Meski Sail Komodo 2013, puluhan KRI ada di depan Australia
Ini adalah kekuatan sejati Indonesia. Kekuatan itu jika ditambah dengan dukungan kekuatan militer dan kekuatan ekonomi maka dipastikan gerak langkah RI di kawasan regional menjadi faktor penentu.  Singapura jika tetap bertahan dengan gaya diplomasi seperti sekarang ini dengan tidak bersedia menjalin perjanjian ekstradisi, meremehkan diplomasi pemerintah Indonesia, perlahan dan pasti akan tergerus dengan kekuatan pertumbuhan ekonomi, militer dan nasionalisme RI.  Demikian juga dengan Australia, dia membutuhkan Indonesia sebagai jembatan penghubung Asia, sebagai pasar sapi dan gandum, sebagai bumper penyangga imigran gelap, sebagai mitra untuk perang melawan teroris.  Australia butuh Indonesia dalam soal apa saja. Maka high profile yang ditunjukkan Presiden SBY terhadap Australia adalah peringatan sekaligus kemenangan diplomatik bagi RI.

Patron diplomatik yang seperti ini sesekali perlu dipertunjukkan untuk menunjukkan nilai harga diri bangsa.  Prediksi tahun 2020 untuk unjuk kerja militer kita bisa digambarkan dengan kepemilikan 10-12 kapal selam Kilo-Changbogo, 3 Skuadron Sukhoi Family, puluhan kapal kombatan berteknologi tinggi, rudal SAM jarak menengah, akan memberikan nilai getar dan gentar.  Belum lagi gelar kekuatan pasukan 3 divisi Kostrad, 3 divisi Marinir dan pasukan Kodam.

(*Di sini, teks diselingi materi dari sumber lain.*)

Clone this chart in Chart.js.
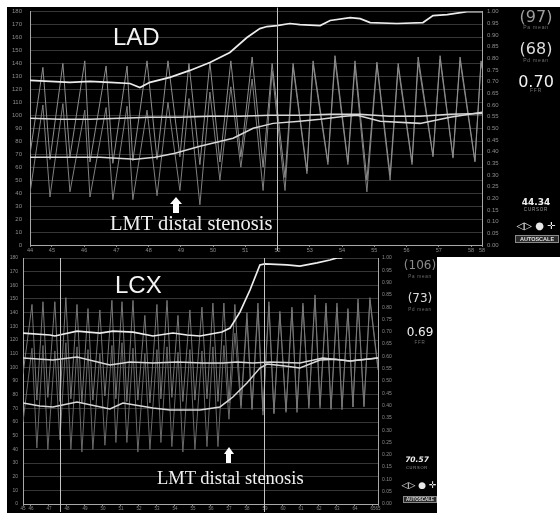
<!DOCTYPE html>
<html><head><meta charset="utf-8">
<script src="https://cdn.jsdelivr.net/npm/chart.js@4.4.1/dist/chart.umd.min.js"></script>
<style>
html,body{margin:0;padding:0;background:#fff;}
body{width:560px;height:513px;position:relative;overflow:hidden;font-family:"Liberation Sans",Arial,sans-serif;}
.panel{position:absolute;background:#000;}
canvas{position:absolute;display:block;}
.t{position:absolute;white-space:nowrap;line-height:1;}
.c{text-align:center;}
.val{font-family:"DejaVu Sans",sans-serif;}
.small{font-family:"Liberation Sans",Arial,sans-serif;color:#707070;letter-spacing:0.8px;}
.lbl{font-family:"Liberation Sans",Arial,sans-serif;color:#f4f4f4;font-size:24px;}
.serif{font-family:"Liberation Serif","Times New Roman",serif;color:#f0f0f0;}
.auto{position:absolute;background:#2a2a2a;border:1px solid #8a8a8a;color:#e0e0e0;font-weight:bold;text-align:center;box-sizing:border-box;line-height:1;}
.arrow{position:absolute;}
.arrow .head{width:0;height:0;border-left:solid transparent;border-right:solid transparent;border-bottom:solid #fff;margin:0 auto;}
.arrow .shaft{background:#fff;margin:0 auto;}
</style></head><body>
<div class="panel" style="left:7px;top:7px;width:553px;height:250px"></div>
<div class="panel" style="left:7px;top:257px;width:430px;height:256px"></div>
<canvas id="c1" width="560" height="257" style="left:0;top:0;width:560px;height:257px"></canvas>
<canvas id="c2" width="437" height="263" style="left:0;top:250px;width:437px;height:263px"></canvas>

<!-- top panel texts -->
<div class="t lbl" style="left:113px;top:25px">LAD</div>
<div class="t serif" style="left:110px;top:213px;font-size:20.5px">LMT distal stenosis</div>
<div class="arrow" style="left:170px;top:197px;width:12px">
  <div class="head" style="border-left-width:6px;border-right-width:6px;border-bottom-width:7px"></div>
  <div class="shaft" style="width:6px;height:9px"></div>
</div>
<div class="t c val" style="left:506px;top:9px;width:60px;font-size:16px;color:#9d9d9d">(97)</div>
<div class="t c small" style="left:506px;top:25px;width:60px;font-size:5px">Pa mean</div>
<div class="t c val" style="left:506px;top:41px;width:60px;font-size:16px;color:#dcdcdc">(68)</div>
<div class="t c small" style="left:506px;top:58px;width:60px;font-size:5px">Pd mean</div>
<div class="t c val" style="left:506px;top:74px;width:60px;font-size:16px;color:#f2f2f2">0.70</div>
<div class="t c small" style="left:506px;top:88px;width:60px;font-size:5px">FFR</div>
<div class="t c val" style="left:506px;top:198px;width:60px;font-size:9px;font-weight:bold;color:#eeeeee">44.34</div>
<div class="t c small" style="left:506px;top:208px;width:60px;font-size:4.5px;color:#9a9a9a">CURSOR</div>
<div class="t c val" style="left:506px;top:221px;width:60px;font-size:10px;color:#e8e8e8">◁▷ ● ✛</div>
<div class="auto" style="left:515px;top:235px;width:44px;height:8px;font-size:5.5px;padding-top:1px">AUTOSCALE</div>

<!-- bottom panel texts -->
<div class="t lbl" style="left:115px;top:273px">LCX</div>
<div class="t serif" style="left:157px;top:469px;font-size:18.5px">LMT distal stenosis</div>
<div class="arrow" style="left:223px;top:447px;width:11px">
  <div class="head" style="border-left-width:5.5px;border-right-width:5.5px;border-bottom-width:7px"></div>
  <div class="shaft" style="width:5px;height:9px"></div>
</div>
<div class="t c val" style="left:390px;top:259px;width:60px;font-size:12px;color:#8a8a8a">(106)</div>
<div class="t c small" style="left:390px;top:275px;width:60px;font-size:4.5px">Pa mean</div>
<div class="t c val" style="left:390px;top:292px;width:60px;font-size:12px;color:#dcdcdc">(73)</div>
<div class="t c small" style="left:390px;top:308px;width:60px;font-size:4.5px">Pd mean</div>
<div class="t c val" style="left:390px;top:325.5px;width:60px;font-size:12px;color:#efefef">0.69</div>
<div class="t c small" style="left:390px;top:341px;width:60px;font-size:4.5px">FFR</div>
<div class="t c val" style="left:387px;top:456px;width:60px;font-size:7.5px;font-weight:bold;font-style:italic;color:#eeeeee">70.57</div>
<div class="t c small" style="left:387px;top:466px;width:60px;font-size:4px;color:#9a9a9a">CURSOR</div>
<div class="t c val" style="left:389px;top:481px;width:60px;font-size:9px;color:#e8e8e8">◁▷ ● ✛</div>
<div class="auto" style="left:403px;top:496px;width:34px;height:7px;font-size:4.5px;padding-top:1px">AUTOSCALE</div>

<script>
// ---------- shared axis tick values ----------
const pressureTicks = [0,10,20,30,40,50,60,70,80,90,100,110,120,130,140,150,160,170,180];
const ratioTicks = [0,0.05,0.10,0.15,0.20,0.25,0.30,0.35,0.40,0.45,0.50,0.55,0.60,0.65,0.70,0.75,0.80,0.85,0.90,0.95,1.00];

// ---------- LAD (top) ----------
const ladTimeTicks = [44.32,45,46,47,48,49,50,51,52,53,54,55,56,57,58,58.34];
const ladPhasicT = [44.32,44.72,44.94,45.34,45.56,46.02,46.18,46.68,46.89,47.33,47.51,47.95,48.26,48.60,48.97,49.25,49.59,49.90,50.21,50.55,50.86,51.21,51.55,51.83,52.23,52.48,52.91,53.10,53.56,53.78,54.18,54.40,54.77,55.08,55.49,55.74,56.17,56.36,56.82,57.04,57.44,57.66,58.12,58.31,58.34];
const ladPa = [70,137,66,140,68,142,64,138,63,138,65,142,66,142,68,140,62,141,64,142,68,145,60,140,52,140,57,142,64,146,64,142,50,141,54,140,64,145,69,146,68,145,65,142,138];
const ladPd = [40,108,37,109,41,104,37,106,35,107,35,104,38,110,42,113,31,118,50,122,60,128,42,134,42,137,55,139,62,142,62,138,41,139,50,137,62,141,68,143,67,142,64,140,136];
const ladPaMeanT = [44.32,45.25,46.18,47.11,48.04,48.97,49.90,50.83,51.76,52.69,53.62,54.55,55.48,56.41,57.35,58.34];
const ladPaMean = [97.7,96.9,96.9,97.7,98.5,98.5,99.2,99.2,100,100,100.8,100.8,99.2,99.2,100.8,101.5];
const ladPdMeanT = [44.32,45.25,46.49,47.58,48.20,48.82,49.59,50.62,51.24,51.86,52.69,53.32,54.09,54.47,55.18,56.42,57.35,58.34];
const ladPdMean = [67.7,67.7,67.7,66.2,67.7,70.8,76.2,82.3,90,93.8,95.4,96.9,99.2,100,95.4,93.8,98.5,102.3];
const ladFfrT = [44.32,44.94,45.56,46.18,46.80,47.42,47.73,48.04,48.66,49.28,49.90,50.52,51.05,51.45,51.67,51.98,52.38,52.69,53.32,53.63,54.25,54.56,54.87,55.70,56.51,56.82,57.26,57.88,58.34];
const ladFfr = [0.705,0.701,0.697,0.701,0.697,0.692,0.675,0.697,0.718,0.748,0.782,0.825,0.889,0.927,0.936,0.940,0.949,0.944,0.940,0.962,0.974,0.970,0.953,0.949,0.953,0.983,0.987,1.00,1.00];
const ladCursors = [51.98];

// ---------- LCX (bottom) ----------
const lcxTimeTicks = [45.56,46,47,48,49,50,51,52,53,54,55,56,57,58,59,60,61,62,63,64,65,65.28];
const lcxPhasicT = [45.56,46.06,46.33,46.67,46.94,47.33,47.61,47.94,48.22,48.56,48.83,49.17,49.44,49.83,50.11,50.50,50.72,51.06,51.33,51.67,51.94,52.33,52.61,53.00,53.22,53.56,53.83,54.17,54.44,54.83,55.11,55.50,55.78,56.11,56.39,56.72,57.00,57.33,57.67,58.00,58.28,58.61,58.89,59.22,59.50,59.83,60.17,60.50,60.78,61.11,61.44,61.78,62.06,62.39,62.67,63.00,63.28,63.61,63.89,64.17,64.50,64.83,65.28];
const lcxPa = [95,146,76,148,78,148,75,151,77,146,74,143,76,142,79,149,77,148,75,149,76,138,74,146,77,149,78,138,75,142,76,144,77,147,75,147,74,146,72,140,70,147,68,148,66,141,68,144,67,147,70,153,72,147,70,147,69,143,71,150,72,151,100];
const lcxPd = [60,114,41,116,40,112,47,118,40,115,38,113,40,110,43,116,45,118,45,114,38,110,40,113,45,115,42,111,38,113,40,112,42,115,42,116,62,125,70,135,69,142,65,145,67,139,67,142,70,145,72,150,70,145,69,144,71,141,71,147,71,149,98];
const lcxPaMeanT = [45.56,47.22,48.56,50.39,51.50,52.78,54.11,55.56,56.67,57.44,58.33,59.28,60.94,62.22,63.72,65.28];
const lcxPaMean = [106.8,105.3,107.5,101.7,103.9,103.1,103.9,103.1,103.1,103.9,103.1,103.9,103.1,106.8,104.6,106.8];
const lcxPdMeanT = [45.56,46.50,47.22,48.56,50.39,51.11,52.78,53.72,55.39,56.50,57.22,58.00,58.72,59.11,60.11,60.94,62.06,62.89,63.72,65.28];
const lcxPdMean = [73.9,71.7,71.0,74.6,69.5,73.9,70.2,68.8,68.8,71.0,78.3,88.5,99.5,102.4,101,99.5,105.3,106,104.6,106.8];
const lcxFfrT = [45.56,47.06,47.33,48.56,49.83,50.56,51.67,52.78,53.89,54.67,55.39,56.61,57.06,57.61,58.17,58.72,59.00,60.22,60.94,61.89,62.61,63.00,63.30];
const lcxFfr = [0.695,0.687,0.683,0.703,0.695,0.703,0.699,0.683,0.695,0.687,0.683,0.699,0.715,0.780,0.870,0.972,0.976,0.972,0.967,0.980,0.992,1.00,1.00];
const lcxCursors = [47.61,58.94];

function pts(ts, vs){ return ts.map((t,i)=>({x:t,y:vs[i]})); }

const cursorPlugin = {
  id:'cursors',
  afterDatasetsDraw(chart, args, opts){
    const {ctx, chartArea, scales} = chart;
    ctx.save();
    ctx.strokeStyle = '#c4c4c4';
    ctx.lineWidth = 1;
    for (const t of opts.times){
      const px = Math.round(scales.x.getPixelForValue(t)) + 0.5;
      ctx.beginPath();
      ctx.moveTo(px, chartArea.top - opts.up);
      ctx.lineTo(px, chartArea.bottom + opts.down);
      ctx.stroke();
    }
    ctx.restore();
  }
};

function makeChart(id, c){
  const tickFont = {size:c.font, family:'Liberation Sans'};
  return new Chart(document.getElementById(id), {
    type:'line',
    data:{datasets:[
      {data:pts(c.ffrT,c.ffr), borderColor:'#ececec', borderWidth:1.7, yAxisID:'y1'},
      {data:pts(c.paMeanT,c.paMean), borderColor:'#d8d8d8', borderWidth:1.5, yAxisID:'y'},
      {data:pts(c.pdMeanT,c.pdMean), borderColor:'#d8d8d8', borderWidth:1.5, yAxisID:'y'},
      {data:pts(c.phT,c.pa), borderColor:c.phA, borderWidth:1, yAxisID:'y'},
      {data:pts(c.phT,c.pd), borderColor:c.phB, borderWidth:1, yAxisID:'y'}
    ]},
    options:{
      responsive:false, animation:false, devicePixelRatio:1,
      elements:{point:{radius:0}, line:{tension:0, fill:false}},
      plugins:{legend:{display:false}, tooltip:{enabled:false}, cursors:{times:c.cursors, up:c.up, down:c.down}},
      layout:{padding:{top:c.padTop, left:0, right:0, bottom:0}},
      scales:{
        x:{type:'linear', min:c.xTicks[0], max:c.xTicks[c.xTicks.length-1],
           afterBuildTicks:s=>{ s.ticks = c.xTicks.map(v=>({value:v})); },
           afterFit:s=>{ s.height = c.xH; },
           ticks:{autoSkip:false, maxRotation:0, minRotation:0, color:'#8c8c8c', font:{size:c.xFont, family:'Liberation Sans'}, padding:0, callback:v=>String(Math.floor(v))},
           grid:{drawOnChartArea:false, color:'#8a8a8a', tickLength:2},
           border:{color:'#a8a8a8', width:1}},
        y:{position:'left', min:0, max:180,
           afterBuildTicks:s=>{ s.ticks = pressureTicks.map(v=>({value:v})); },
           afterFit:s=>{ s.width = c.yW; },
           ticks:{color:'#8c8c8c', font:tickFont, padding:c.yPad, callback:v=>String(v)},
           grid:{color:'#363636', lineWidth:1, drawTicks:false},
           border:{color:'#a8a8a8', width:1}},
        y1:{position:'right', min:0, max:1,
           afterBuildTicks:s=>{ s.ticks = ratioTicks.map(v=>({value:v})); },
           afterFit:s=>{ s.width = c.y1W; },
           ticks:{color:'#8c8c8c', font:tickFont, padding:c.y1Pad, callback:v=>v.toFixed(2)},
           grid:{drawOnChartArea:false, drawTicks:false},
           border:{color:'#a8a8a8', width:1}}
      }
    },
    plugins:[cursorPlugin]
  });
}

makeChart('c1', {
  phT:ladPhasicT, pa:ladPa, pd:ladPd, paMeanT:ladPaMeanT, paMean:ladPaMean,
  pdMeanT:ladPdMeanT, pdMean:ladPdMean, ffrT:ladFfrT, ffr:ladFfr,
  xTicks:ladTimeTicks, cursors:ladCursors, up:4, down:6,
  padTop:11, xH:12, yW:30, y1W:78, yPad:8, y1Pad:5, font:6, xFont:5.5,
  phA:'#8e8e8e', phB:'#808080'
});
makeChart('c2', {
  phT:lcxPhasicT, pa:lcxPa, pd:lcxPd, paMeanT:lcxPaMeanT, paMean:lcxPaMean,
  pdMeanT:lcxPdMeanT, pdMean:lcxPdMean, ffrT:lcxFfrT, ffr:lcxFfr,
  xTicks:lcxTimeTicks, cursors:lcxCursors, up:0, down:8,
  padTop:8, xH:9, yW:23, y1W:59, yPad:5, y1Pad:4, font:5, xFont:4.5,
  phA:'#777777', phB:'#6a6a6a'
});
</script>
</body></html>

Ke depan dengan dukungan kekuatan militer yang besar negeri ini dijamin akan disegani.  Sehingga kalau presidennya batuk sedikit saja, pasti angin kekhawatirannya menerpa jiran-jiran pongah itu. Kalau kali ini kucing yang mengaum maka pada tahun-tahun mendatang dipastikan macan yang akan mengaum kalau jiran-jiran itu berulah.